Yet a highly charged movement, existing for decades and spurred
into the streets following the death of George Floyd in May, has
reached Europe. Among actions taken to remove statues of ex-slave
traders or ill-gotten objects from the colonial era, institutions
are facing a renewed challenge over the legacies they celebrate.
The cross-topped gilded palace as a target of that discourse has
rendered itself unmistakable.

People protest against racism and police
brutality on June 6 in Alexanderplatz. Photo: Maja Hitij/Getty
Images.

Germany Lags Behind

In a statement, the Humboldt Forum Foundation’s board of
directors said that they “expressly distance themselves” from “any
claims to power, sole validity, or even domination that can be
derived” from the inscriptions and icons on the building, saying
that the symbols are simply “quotations from architectural
history.” Several articles, including dissenting ones, are
published on the museum’s website.

To some experts from the museum community and art world, the
answers and gestures at discourse from the Humboldt Forum do not
justify the cross’s reason for being there. It “sends problematic
signals to the world if Germany raises a symbol of White Christian
superiority” atop a museum of non-European art, says Mirjam
Brusius, a research fellow in colonial and global history at
the German Historical Institute in London.

She says it’s especially ironic that one recent Black Lives
Matter protest in Berlin drew 15,000 people to the streets just
steps away from the museum. The museum has released no press
statement on the matter.

“The contrast is stark,” she says. “Germany of all places can’t
afford to fall behind when it comes to debates concerning racism.
Denazification in the country has not worked in the ways many have
assumed, and antisemitism and racism never went away.”

Of course, it does not stand alone; there are other contested
colonial monuments around Germany. In Bad Lauterbach, there is a
statue of colonial general Hermann von Wissmann, who
torched villages and executed locals in what was then German
East-Africa during his colonial exploits during that late 19th
century.

There are the so-called Askari-Reliefs, which celebrate Paul von
Lettow-Vorbeck, a colonial war criminal who was nicknamed the “Lion
of Africa.” Due to protests over the past years, the monuments have
been closed off from the public.

And in Berlin, there are several sites that carry racist names,
such as the Mohrenstrasse train station, which is near
the Brandenburg Gate. In German, “mohr” is a derogatory term
for a black person. Other street names, which celebrate
imperial conquests, were motioned to be
changed in 2018.

The inscription below the top of the
dome on the Humboldt Forum, which is a combination of two Bible
quotations. Photo: Bernd von Jutrczenka/dpa via Getty Images.

Another Dark History

Yet on many other fronts, as the UK, Belgium, and the US are
being forced to comprehensively revise their monuments to dark
histories, the German state is going in the other direction.

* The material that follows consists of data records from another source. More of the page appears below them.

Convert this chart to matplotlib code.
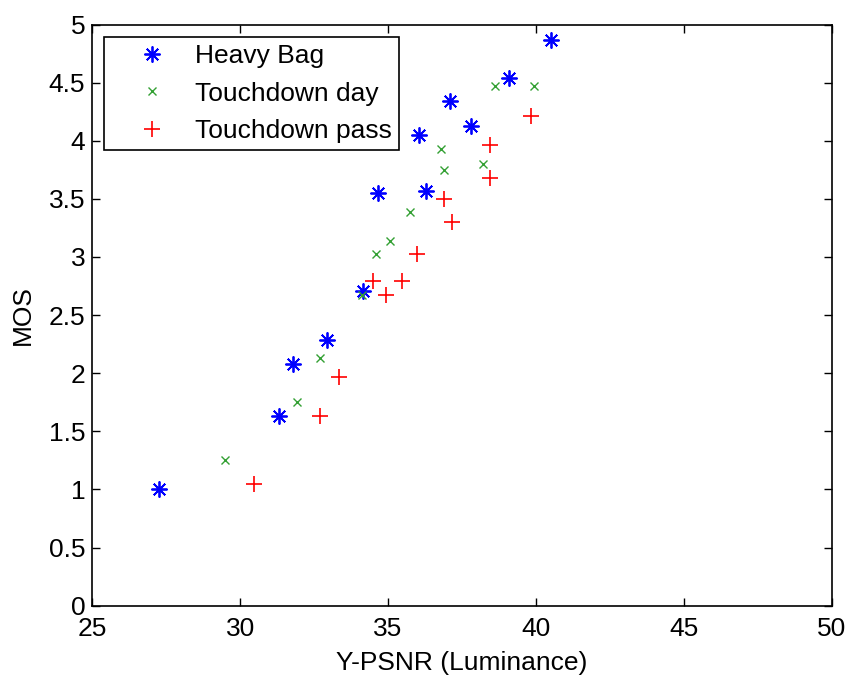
import numpy as np
import matplotlib.pyplot as plt

plt.rcParams['font.family'] = ['Liberation Sans', 'DejaVu Sans']

# values
heavy_bag_psnr = [27.25, 31.32, 31.77, 32.93, 34.14, 34.65, 36.27, 36.04, 37.08, 37.80, 39.09, 40.51]
heavy_bag_mos = [1.00, 1.63, 2.08, 2.29, 2.71, 3.55, 3.57, 4.05, 4.34, 4.13, 4.54, 4.87]

td_day_psnr = [29.49, 31.91, 32.70, 34.11, 34.60, 35.06, 35.75, 36.78, 36.90, 38.22, 38.62, 39.94]
td_day_mos = [1.25, 1.75, 2.13, 2.67, 3.03, 3.14, 3.39, 3.93, 3.75, 3.80, 4.47, 4.47]

td_pass_psnr = [30.47, 32.70, 33.34, 34.49, 34.94, 35.47, 35.99, 36.90, 37.17, 38.44, 38.44, 39.83]
td_pass_mos = [1.05, 1.63, 1.97, 2.79, 2.67, 2.79, 3.03, 3.50, 3.30, 3.68, 3.96, 4.21]

xticks = [25, 30, 35, 40, 45, 50]
yticks = [0, 0.5, 1, 1.5, 2, 2.5, 3, 3.5, 4, 4.5, 5]
ytick_labels = ['0', '0.5', '1', '1.5', '2', '2.5', '3', '3.5', '4', '4.5', '5']

fs = 19

fig = plt.figure(figsize=(8.49, 6.77), dpi=100)
ax = fig.add_axes([0.1087, 0.1053, 0.8709, 0.8585])

ax.plot(heavy_bag_psnr, heavy_bag_mos, linestyle='none', marker=(8, 2, 0),
	markersize=11.5, markeredgewidth=1.3, color='blue', label='Heavy Bag')
ax.plot(td_day_psnr, td_day_mos, linestyle='none', marker='x',
	markersize=6, markeredgewidth=1.0, color='#33a033', label='Touchdown day')
ax.plot(td_pass_psnr, td_pass_mos, linestyle='none', marker='+',
	markersize=12, markeredgewidth=1.2, color='red', label='Touchdown pass')

ax.set_xlim(25, 50)
ax.set_ylim(0, 5)
ax.set_xticks(xticks)
ax.set_yticks(yticks)
ax.set_yticklabels(ytick_labels)
ax.tick_params(direction='in', length=6, width=1, top=True, right=True,
	labelsize=fs)
ax.tick_params(axis='x', pad=8)
ax.tick_params(axis='y', pad=5)
for s in ax.spines.values():
	s.set_linewidth(1.2)

ax.set_xlabel('Y-PSNR (Luminance)', fontsize=fs, labelpad=7)
ax.set_ylabel('MOS', fontsize=fs, labelpad=10)

leg = ax.legend(loc='upper left', bbox_to_anchor=(0.0158, 0.9785), borderaxespad=0,
	fontsize=fs, fancybox=False, edgecolor='black', framealpha=1,
	handlelength=3.06, handletextpad=0.1, borderpad=0.28, labelspacing=0.5)
leg.get_frame().set_linewidth(1.2)

fig.savefig('out.png', dpi=100)
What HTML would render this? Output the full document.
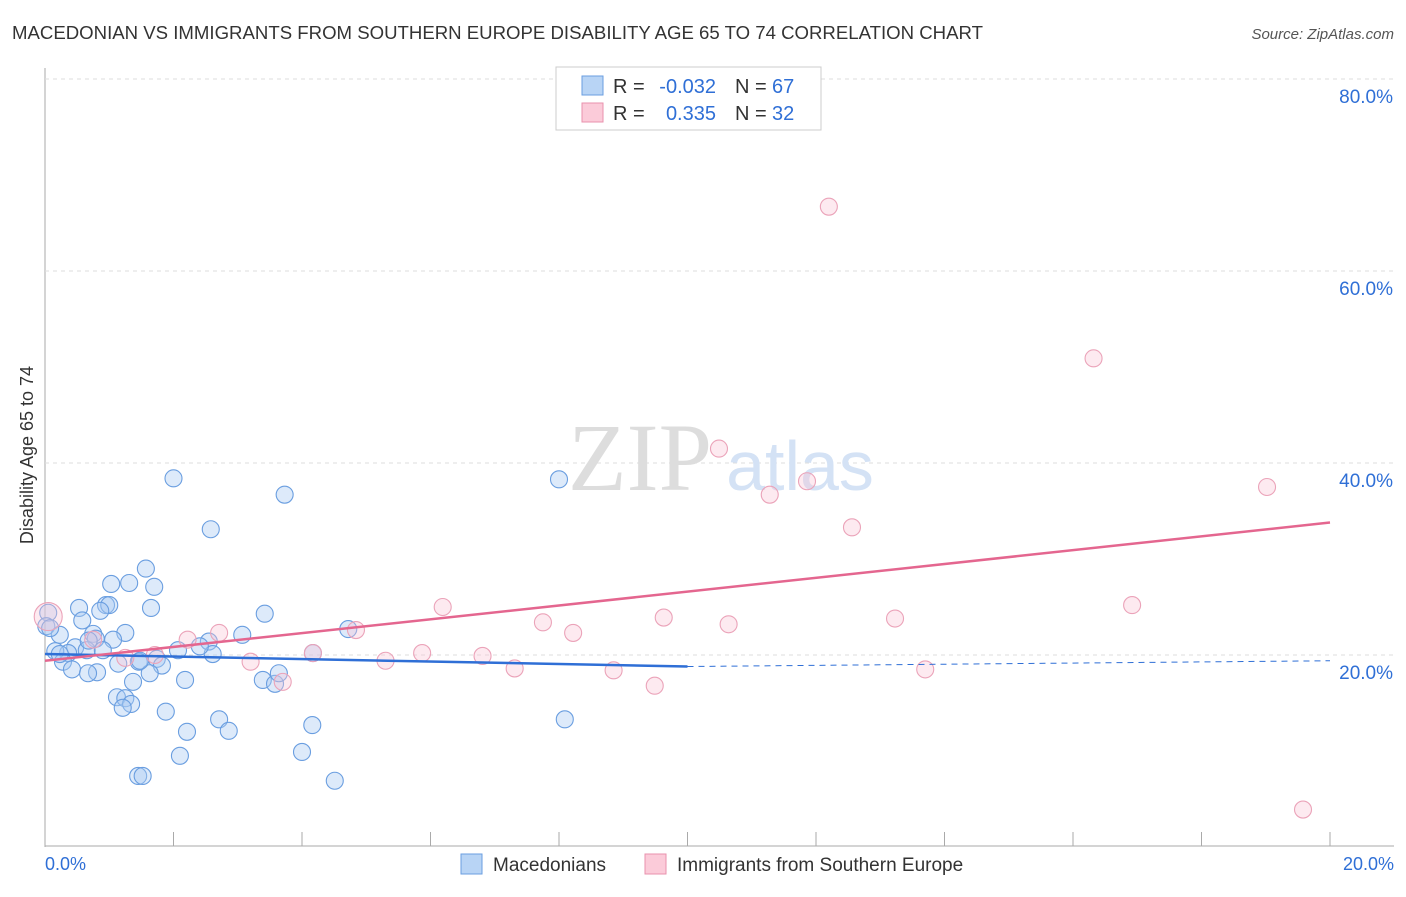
<!DOCTYPE html>
<html><head><meta charset="utf-8"><style>
body{margin:0;background:#fff;font-family:"Liberation Sans",sans-serif;}
</style></head><body>
<svg width="1406" height="892" xmlns="http://www.w3.org/2000/svg" font-family="Liberation Sans, sans-serif">
<text x="12" y="39" font-size="18" fill="#333" textLength="971" lengthAdjust="spacingAndGlyphs">MACEDONIAN VS IMMIGRANTS FROM SOUTHERN EUROPE DISABILITY AGE 65 TO 74 CORRELATION CHART</text>
<text x="1394" y="39" font-size="15" fill="#555" font-style="italic" text-anchor="end">Source: ZipAtlas.com</text>
<g id="grid"></g>
<text x="640" y="490" font-size="96" fill="#ddd" font-family="Liberation Serif, serif" text-anchor="middle">ZIP</text>
<text x="800" y="490" font-size="70" fill="#d4e2f5" text-anchor="middle">atlas</text>
<text transform="translate(33,455) rotate(-90)" font-size="18" fill="#333" text-anchor="middle">Disability Age 65 to 74</text>
<g id="pts"></g>
<g id="lines"></g>
<g font-size="20">
<rect x="556" y="67" width="265" height="63" fill="#fff" stroke="#ccc"/>
<rect x="582" y="76" width="21" height="19" fill="#b8d4f5" stroke="#6a9ee0"/>
<rect x="582" y="103" width="21" height="19" fill="#fbcbd9" stroke="#e892ad"/>
<text x="613" y="93" fill="#333">R =</text><text x="716" y="93" fill="#2f6fd6" text-anchor="end">-0.032</text>
<text x="735" y="93" fill="#333">N =</text><text x="772" y="93" fill="#2f6fd6">67</text>
<text x="613" y="120" fill="#333">R =</text><text x="716" y="120" fill="#2f6fd6" text-anchor="end">0.335</text>
<text x="735" y="120" fill="#333">N =</text><text x="772" y="120" fill="#2f6fd6">32</text>
</g>
<g>
<rect x="461" y="854" width="21" height="20" fill="#b8d4f5" stroke="#6a9ee0"/>
<text x="493" y="871" font-size="19" fill="#333">Macedonians</text>
<rect x="645" y="854" width="21" height="20" fill="#fbcbd9" stroke="#e892ad"/>
<text x="677" y="871" font-size="19" fill="#333">Immigrants from Southern Europe</text>
</g>
<text x="45" y="870" font-size="18" fill="#2f6fd6">0.0%</text>
<text x="1394" y="870" font-size="18" fill="#2f6fd6" text-anchor="end">20.0%</text>
</svg>
<script>
const yTicks=[20,40,60,80];
const blueX=[2.0,3.73,2.58,8.0,1.57,1.03,1.31,1.70,0.95,1.0,1.65,0.53,0.86,0.58,3.42,0.05,0.02,0.23,0.75,1.25,3.07,4.72,1.06,0.79,2.55,2.07,0.47,0.65,0.36,0.16,2.61,4.17,1.74,1.82,1.46,1.14,0.28,0.42,0.81,0.67,1.63,1.37,2.18,3.39,3.58,3.64,1.12,1.25,1.34,1.21,1.88,2.71,2.86,2.21,4.16,8.09,4.0,2.1,1.45,1.52,4.51,0.08,0.23,0.90,0.68,2.41,1.48];
const blueY=[38.4,36.7,33.1,38.3,29.0,27.4,27.5,27.1,25.2,25.2,24.9,24.9,24.6,23.6,24.3,24.4,23.0,22.1,22.2,22.3,22.1,22.7,21.6,21.7,21.4,20.5,20.8,20.5,20.2,20.4,20.1,20.2,19.6,18.9,19.3,19.1,19.3,18.5,18.2,18.1,18.1,17.2,17.4,17.4,17.0,18.1,15.6,15.5,14.9,14.5,14.1,13.3,12.1,12.0,12.7,13.3,9.9,9.5,7.4,7.4,6.9,22.8,20.1,20.5,21.5,20.9,19.4];
const pinkX=[12.2,16.32,10.49,11.28,11.86,12.56,19.02,16.92,6.19,9.63,13.23,7.75,8.22,10.64,2.71,2.22,4.84,4.17,5.87,6.81,5.30,3.20,7.31,8.85,13.7,9.49,3.70,19.58,0.05,0.75,1.71,1.25];
const pinkY=[66.7,50.9,41.5,36.7,38.1,33.3,37.5,25.2,25.0,23.9,23.8,23.4,22.3,23.2,22.3,21.6,22.6,20.2,20.2,19.9,19.4,19.3,18.6,18.4,18.5,16.8,17.2,3.9,24.0,21.6,20.0,19.7];
const blueTrend=[20.1,18.8,19.4];
const pinkTrend=[19.4,33.8];
const NS="http://www.w3.org/2000/svg";
const X=v=>45+v/20*1285, Y=v=>847-v*9.6;
function mk(t,a,p){const e=document.createElementNS(NS,t);for(const k in a)e.setAttribute(k,a[k]);p.appendChild(e);return e;}
const grid=document.getElementById('grid'),pts=document.getElementById('pts'),lines=document.getElementById('lines');
mk('line',{x1:45,y1:68,x2:45,y2:847,stroke:'#aaa'},grid);
mk('line',{x1:45,y1:846,x2:1394,y2:846,stroke:'#aaa'},grid);
for(let i=0;i<=10;i++){mk('line',{x1:X(i*2),y1:832,x2:X(i*2),y2:846,stroke:'#aaa'},grid);}
yTicks.forEach(v=>{
const l=mk('line',{x1:45,y1:Y(v),x2:1394,y2:Y(v),stroke:'#ddd','stroke-dasharray':'4,4'},grid);


const t=mk('text',{x:1393,y:Y(v)+24,'font-size':19,fill:'#2f6fd6','text-anchor':'end'},grid);
t.textContent=v.toFixed(1)+'%';


});
blueX.forEach((x,i)=>{const c=mk('circle',{cx:X(x),cy:Y(blueY[i]),r:8.5,fill:'rgba(170,202,242,0.4)',stroke:'#6a9ee0','stroke-width':1.1},pts);

});
pinkX.forEach((x,i)=>{const c=mk('circle',{cx:X(x),cy:Y(pinkY[i]),r:i==28?14:8.5,fill:'rgba(248,196,212,0.35)',stroke:'#eba3b9','stroke-width':1.1},pts);

});
let b=mk('line',{x1:X(0),y1:Y(blueTrend[0]),x2:X(10),y2:Y(blueTrend[1]),stroke:'#2f6fd6','stroke-width':2.5},lines);


let bd=mk('line',{x1:X(10),y1:Y(blueTrend[1]),x2:X(20),y2:Y(blueTrend[2]),stroke:'#2f6fd6','stroke-width':1,'stroke-dasharray':'6,5'},lines);


let p=mk('line',{x1:X(0),y1:Y(pinkTrend[0]),x2:X(20),y2:Y(pinkTrend[1]),stroke:'#e4668f','stroke-width':2.5},lines);


</script>
</body></html>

On Thursday, June 11, the German culture ministry posted on Twitter that
it would be promoting the restoration of 40 monuments throughout
the country. According to a spokesperson from the ministry, the
state intends to devote €30 million ($34 million) to the
project.

The culture ministry declined to comment on the monuments in
Britain and Belgium that celebrate those countries’ dark and
painful pasts, but promoted its new plan on Twitter
by stating: “Cultural
monuments are an essential part of our cultural heritage.”

But to some in the arts community, that sounds like willful
ignorance of a global movement to reassess statues and monuments in
public spaces. And while Germany has made important
reparations to survivors of the Holocaust, including the
restitution of artworks and objects, and the construction of
memorials, it has done far less to repair the damage of its late
19th-century and early 20th-century colonial
projects, including the genocide of the Herero and Namaqua
peoples in what is modern-day Namibia.

“The extreme violence in the colonial enterprise cannot be
forgotten,” said Cameroon-born and Berlin-based curator Bonaventure
Soh Bejeng Ndikung in a recent radio
program
. Ndikung added that the cross being erected over a
museum of colonial-era collections is a display of “dominance” and
“supremacy.”

If the Humboldt Forum wants to lead the conversation, “it now
has to start with this cross and its role within as well as outside
Europe,” says Jürgen Zimmerer, a professor of global history
at the University of Hamburg. “Whereas all over Europe colonial
monuments are dismantled, Germany erects a new one in Berlin.”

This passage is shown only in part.